**What is asked:** Give every line again exactly as it appears, please, but not the pictures.

-- START --

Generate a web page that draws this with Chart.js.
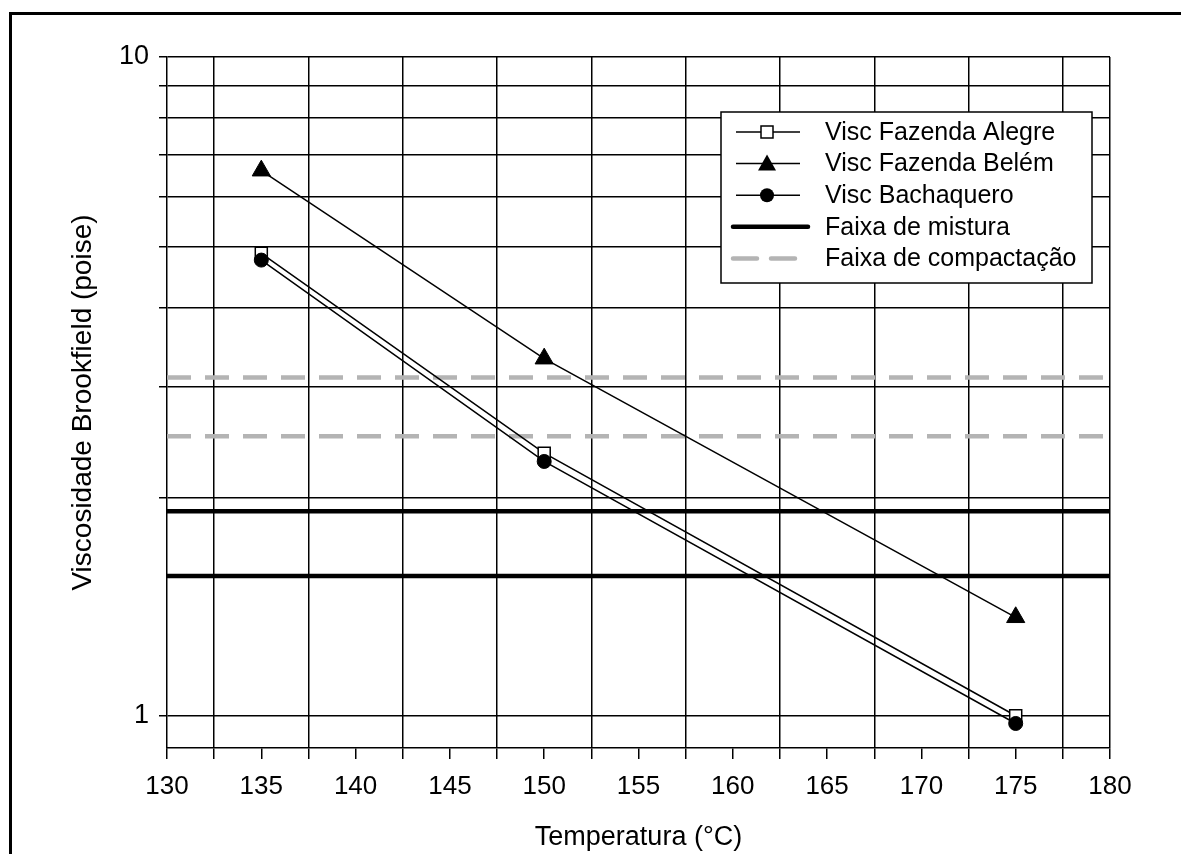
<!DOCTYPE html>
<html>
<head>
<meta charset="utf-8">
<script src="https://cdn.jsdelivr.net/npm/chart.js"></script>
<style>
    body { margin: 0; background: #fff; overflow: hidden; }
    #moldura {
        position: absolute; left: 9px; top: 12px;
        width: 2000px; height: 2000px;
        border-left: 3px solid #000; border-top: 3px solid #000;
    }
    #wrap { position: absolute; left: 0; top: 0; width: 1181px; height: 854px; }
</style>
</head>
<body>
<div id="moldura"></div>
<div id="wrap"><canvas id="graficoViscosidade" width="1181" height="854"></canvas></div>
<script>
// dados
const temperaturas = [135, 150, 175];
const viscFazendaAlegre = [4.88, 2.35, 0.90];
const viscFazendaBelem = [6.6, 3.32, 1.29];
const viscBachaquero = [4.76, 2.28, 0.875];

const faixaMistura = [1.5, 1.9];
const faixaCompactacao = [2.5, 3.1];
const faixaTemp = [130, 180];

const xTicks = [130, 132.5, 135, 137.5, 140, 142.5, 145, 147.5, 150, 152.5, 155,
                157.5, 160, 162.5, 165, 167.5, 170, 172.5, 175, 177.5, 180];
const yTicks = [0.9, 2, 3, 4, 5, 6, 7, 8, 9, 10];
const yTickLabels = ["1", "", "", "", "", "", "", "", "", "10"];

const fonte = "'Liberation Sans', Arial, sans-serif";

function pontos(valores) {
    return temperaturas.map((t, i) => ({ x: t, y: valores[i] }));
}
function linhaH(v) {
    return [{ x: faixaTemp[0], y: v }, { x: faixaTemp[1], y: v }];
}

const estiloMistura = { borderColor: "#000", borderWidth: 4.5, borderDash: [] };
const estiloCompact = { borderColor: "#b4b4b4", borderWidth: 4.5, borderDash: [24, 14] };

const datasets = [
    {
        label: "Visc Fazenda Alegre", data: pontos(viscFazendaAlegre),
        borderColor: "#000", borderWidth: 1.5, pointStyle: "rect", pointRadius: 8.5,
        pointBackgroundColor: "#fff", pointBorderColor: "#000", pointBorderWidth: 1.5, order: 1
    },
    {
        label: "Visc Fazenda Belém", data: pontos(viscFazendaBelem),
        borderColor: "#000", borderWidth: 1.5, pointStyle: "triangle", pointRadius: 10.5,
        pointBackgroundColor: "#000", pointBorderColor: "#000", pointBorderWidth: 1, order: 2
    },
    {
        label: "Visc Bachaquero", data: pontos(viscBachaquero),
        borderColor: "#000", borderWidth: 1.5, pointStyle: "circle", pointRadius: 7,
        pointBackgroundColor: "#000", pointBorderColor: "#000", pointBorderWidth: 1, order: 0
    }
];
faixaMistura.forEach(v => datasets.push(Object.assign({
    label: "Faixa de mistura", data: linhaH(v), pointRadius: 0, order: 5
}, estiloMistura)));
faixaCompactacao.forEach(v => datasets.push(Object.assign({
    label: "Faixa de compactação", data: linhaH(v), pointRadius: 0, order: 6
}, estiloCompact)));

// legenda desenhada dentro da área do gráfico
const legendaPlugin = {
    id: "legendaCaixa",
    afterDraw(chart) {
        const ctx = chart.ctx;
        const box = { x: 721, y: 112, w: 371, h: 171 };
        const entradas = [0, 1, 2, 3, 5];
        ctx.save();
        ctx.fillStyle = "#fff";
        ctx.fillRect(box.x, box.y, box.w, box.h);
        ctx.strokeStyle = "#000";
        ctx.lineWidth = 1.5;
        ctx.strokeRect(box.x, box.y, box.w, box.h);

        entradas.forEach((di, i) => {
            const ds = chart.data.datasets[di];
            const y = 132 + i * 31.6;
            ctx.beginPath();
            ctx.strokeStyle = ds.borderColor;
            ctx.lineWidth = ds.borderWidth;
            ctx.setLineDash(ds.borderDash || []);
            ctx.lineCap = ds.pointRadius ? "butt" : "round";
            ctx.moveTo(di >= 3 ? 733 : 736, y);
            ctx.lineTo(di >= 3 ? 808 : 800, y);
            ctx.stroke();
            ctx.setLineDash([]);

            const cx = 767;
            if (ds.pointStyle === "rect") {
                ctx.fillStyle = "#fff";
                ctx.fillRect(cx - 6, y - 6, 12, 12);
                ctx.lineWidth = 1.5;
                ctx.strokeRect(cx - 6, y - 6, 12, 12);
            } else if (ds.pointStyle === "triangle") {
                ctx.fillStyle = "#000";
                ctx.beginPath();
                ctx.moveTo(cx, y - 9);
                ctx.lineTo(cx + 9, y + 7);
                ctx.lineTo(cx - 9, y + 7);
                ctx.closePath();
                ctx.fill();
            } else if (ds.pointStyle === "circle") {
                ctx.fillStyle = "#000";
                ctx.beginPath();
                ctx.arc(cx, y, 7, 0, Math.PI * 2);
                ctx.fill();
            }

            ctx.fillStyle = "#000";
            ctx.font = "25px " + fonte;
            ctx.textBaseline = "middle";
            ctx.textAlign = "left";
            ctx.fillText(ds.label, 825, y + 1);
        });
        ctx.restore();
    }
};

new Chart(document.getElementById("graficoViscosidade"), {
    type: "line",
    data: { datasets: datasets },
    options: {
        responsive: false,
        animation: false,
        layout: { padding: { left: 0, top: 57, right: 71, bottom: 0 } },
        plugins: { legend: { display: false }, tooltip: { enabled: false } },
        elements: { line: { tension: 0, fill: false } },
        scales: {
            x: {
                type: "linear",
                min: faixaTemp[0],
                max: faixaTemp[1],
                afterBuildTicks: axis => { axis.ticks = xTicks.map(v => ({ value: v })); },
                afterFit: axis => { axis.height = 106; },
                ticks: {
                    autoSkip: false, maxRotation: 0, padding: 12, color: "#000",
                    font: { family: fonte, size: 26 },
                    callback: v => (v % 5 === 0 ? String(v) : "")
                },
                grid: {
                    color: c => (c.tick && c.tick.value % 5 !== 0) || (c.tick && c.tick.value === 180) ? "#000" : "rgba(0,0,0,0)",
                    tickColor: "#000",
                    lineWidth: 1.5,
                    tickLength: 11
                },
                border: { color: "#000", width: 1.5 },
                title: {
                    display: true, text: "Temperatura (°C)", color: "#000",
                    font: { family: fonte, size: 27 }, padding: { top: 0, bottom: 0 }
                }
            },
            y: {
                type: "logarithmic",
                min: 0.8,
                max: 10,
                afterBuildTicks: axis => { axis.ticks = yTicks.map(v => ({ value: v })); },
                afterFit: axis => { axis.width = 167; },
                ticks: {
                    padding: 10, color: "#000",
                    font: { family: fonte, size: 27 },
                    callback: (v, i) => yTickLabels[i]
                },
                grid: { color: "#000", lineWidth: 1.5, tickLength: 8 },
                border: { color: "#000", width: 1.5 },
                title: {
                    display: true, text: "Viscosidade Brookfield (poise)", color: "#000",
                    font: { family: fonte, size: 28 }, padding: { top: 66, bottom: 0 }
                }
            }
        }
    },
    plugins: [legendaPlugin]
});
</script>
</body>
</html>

-- END --

**Exercise output:**
Generate a web page that draws this with Chart.js.
<!DOCTYPE html>
<html>
<head>
<meta charset="utf-8">
<script src="https://cdn.jsdelivr.net/npm/chart.js"></script>
<style>
    body { margin: 0; background: #fff; overflow: hidden; }
    #moldura {
        position: absolute; left: 9px; top: 12px;
        width: 2000px; height: 2000px;
        border-left: 3px solid #000; border-top: 3px solid #000;
    }
    #wrap { position: absolute; left: 0; top: 0; width: 1181px; height: 854px; }
</style>
</head>
<body>
<div id="moldura"></div>
<div id="wrap"><canvas id="graficoViscosidade" width="1181" height="854"></canvas></div>
<script>
// dados
const temperaturas = [135, 150, 175];
const viscFazendaAlegre = [4.88, 2.35, 0.90];
const viscFazendaBelem = [6.6, 3.32, 1.29];
const viscBachaquero = [4.76, 2.28, 0.875];

const faixaMistura = [1.5, 1.9];
const faixaCompactacao = [2.5, 3.1];
const faixaTemp = [130, 180];

const xTicks = [130, 132.5, 135, 137.5, 140, 142.5, 145, 147.5, 150, 152.5, 155,
                157.5, 160, 162.5, 165, 167.5, 170, 172.5, 175, 177.5, 180];
const yTicks = [0.9, 2, 3, 4, 5, 6, 7, 8, 9, 10];
const yTickLabels = ["1", "", "", "", "", "", "", "", "", "10"];

const fonte = "'Liberation Sans', Arial, sans-serif";

function pontos(valores) {
    return temperaturas.map((t, i) => ({ x: t, y: valores[i] }));
}
function linhaH(v) {
    return [{ x: faixaTemp[0], y: v }, { x: faixaTemp[1], y: v }];
}

const estiloMistura = { borderColor: "#000", borderWidth: 4.5, borderDash: [] };
const estiloCompact = { borderColor: "#b4b4b4", borderWidth: 4.5, borderDash: [24, 14] };

const datasets = [
    {
        label: "Visc Fazenda Alegre", data: pontos(viscFazendaAlegre),
        borderColor: "#000", borderWidth: 1.5, pointStyle: "rect", pointRadius: 8.5,
        pointBackgroundColor: "#fff", pointBorderColor: "#000", pointBorderWidth: 1.5, order: 1
    },
    {
        label: "Visc Fazenda Belém", data: pontos(viscFazendaBelem),
        borderColor: "#000", borderWidth: 1.5, pointStyle: "triangle", pointRadius: 10.5,
        pointBackgroundColor: "#000", pointBorderColor: "#000", pointBorderWidth: 1, order: 2
    },
    {
        label: "Visc Bachaquero", data: pontos(viscBachaquero),
        borderColor: "#000", borderWidth: 1.5, pointStyle: "circle", pointRadius: 7,
        pointBackgroundColor: "#000", pointBorderColor: "#000", pointBorderWidth: 1, order: 0
    }
];
faixaMistura.forEach(v => datasets.push(Object.assign({
    label: "Faixa de mistura", data: linhaH(v), pointRadius: 0, order: 5
}, estiloMistura)));
faixaCompactacao.forEach(v => datasets.push(Object.assign({
    label: "Faixa de compactação", data: linhaH(v), pointRadius: 0, order: 6
}, estiloCompact)));

// legenda desenhada dentro da área do gráfico
const legendaPlugin = {
    id: "legendaCaixa",
    afterDraw(chart) {
        const ctx = chart.ctx;
        const box = { x: 721, y: 112, w: 371, h: 171 };
        const entradas = [0, 1, 2, 3, 5];
        ctx.save();
        ctx.fillStyle = "#fff";
        ctx.fillRect(box.x, box.y, box.w, box.h);
        ctx.strokeStyle = "#000";
        ctx.lineWidth = 1.5;
        ctx.strokeRect(box.x, box.y, box.w, box.h);

        entradas.forEach((di, i) => {
            const ds = chart.data.datasets[di];
            const y = 132 + i * 31.6;
            ctx.beginPath();
            ctx.strokeStyle = ds.borderColor;
            ctx.lineWidth = ds.borderWidth;
            ctx.setLineDash(ds.borderDash || []);
            ctx.lineCap = ds.pointRadius ? "butt" : "round";
            ctx.moveTo(di >= 3 ? 733 : 736, y);
            ctx.lineTo(di >= 3 ? 808 : 800, y);
            ctx.stroke();
            ctx.setLineDash([]);

            const cx = 767;
            if (ds.pointStyle === "rect") {
                ctx.fillStyle = "#fff";
                ctx.fillRect(cx - 6, y - 6, 12, 12);
                ctx.lineWidth = 1.5;
                ctx.strokeRect(cx - 6, y - 6, 12, 12);
            } else if (ds.pointStyle === "triangle") {
                ctx.fillStyle = "#000";
                ctx.beginPath();
                ctx.moveTo(cx, y - 9);
                ctx.lineTo(cx + 9, y + 7);
                ctx.lineTo(cx - 9, y + 7);
                ctx.closePath();
                ctx.fill();
            } else if (ds.pointStyle === "circle") {
                ctx.fillStyle = "#000";
                ctx.beginPath();
                ctx.arc(cx, y, 7, 0, Math.PI * 2);
                ctx.fill();
            }

            ctx.fillStyle = "#000";
            ctx.font = "25px " + fonte;
            ctx.textBaseline = "middle";
            ctx.textAlign = "left";
            ctx.fillText(ds.label, 825, y + 1);
        });
        ctx.restore();
    }
};

new Chart(document.getElementById("graficoViscosidade"), {
    type: "line",
    data: { datasets: datasets },
    options: {
        responsive: false,
        animation: false,
        layout: { padding: { left: 0, top: 57, right: 71, bottom: 0 } },
        plugins: { legend: { display: false }, tooltip: { enabled: false } },
        elements: { line: { tension: 0, fill: false } },
        scales: {
            x: {
                type: "linear",
                min: faixaTemp[0],
                max: faixaTemp[1],
                afterBuildTicks: axis => { axis.ticks = xTicks.map(v => ({ value: v })); },
                afterFit: axis => { axis.height = 106; },
                ticks: {
                    autoSkip: false, maxRotation: 0, padding: 12, color: "#000",
                    font: { family: fonte, size: 26 },
                    callback: v => (v % 5 === 0 ? String(v) : "")
                },
                grid: {
                    color: c => (c.tick && c.tick.value % 5 !== 0) || (c.tick && c.tick.value === 180) ? "#000" : "rgba(0,0,0,0)",
                    tickColor: "#000",
                    lineWidth: 1.5,
                    tickLength: 11
                },
                border: { color: "#000", width: 1.5 },
                title: {
                    display: true, text: "Temperatura (°C)", color: "#000",
                    font: { family: fonte, size: 27 }, padding: { top: 0, bottom: 0 }
                }
            },
            y: {
                type: "logarithmic",
                min: 0.8,
                max: 10,
                afterBuildTicks: axis => { axis.ticks = yTicks.map(v => ({ value: v })); },
                afterFit: axis => { axis.width = 167; },
                ticks: {
                    padding: 10, color: "#000",
                    font: { family: fonte, size: 27 },
                    callback: (v, i) => yTickLabels[i]
                },
                grid: { color: "#000", lineWidth: 1.5, tickLength: 8 },
                border: { color: "#000", width: 1.5 },
                title: {
                    display: true, text: "Viscosidade Brookfield (poise)", color: "#000",
                    font: { family: fonte, size: 28 }, padding: { top: 66, bottom: 0 }
                }
            }
        }
    },
    plugins: [legendaPlugin]
});
</script>
</body>
</html>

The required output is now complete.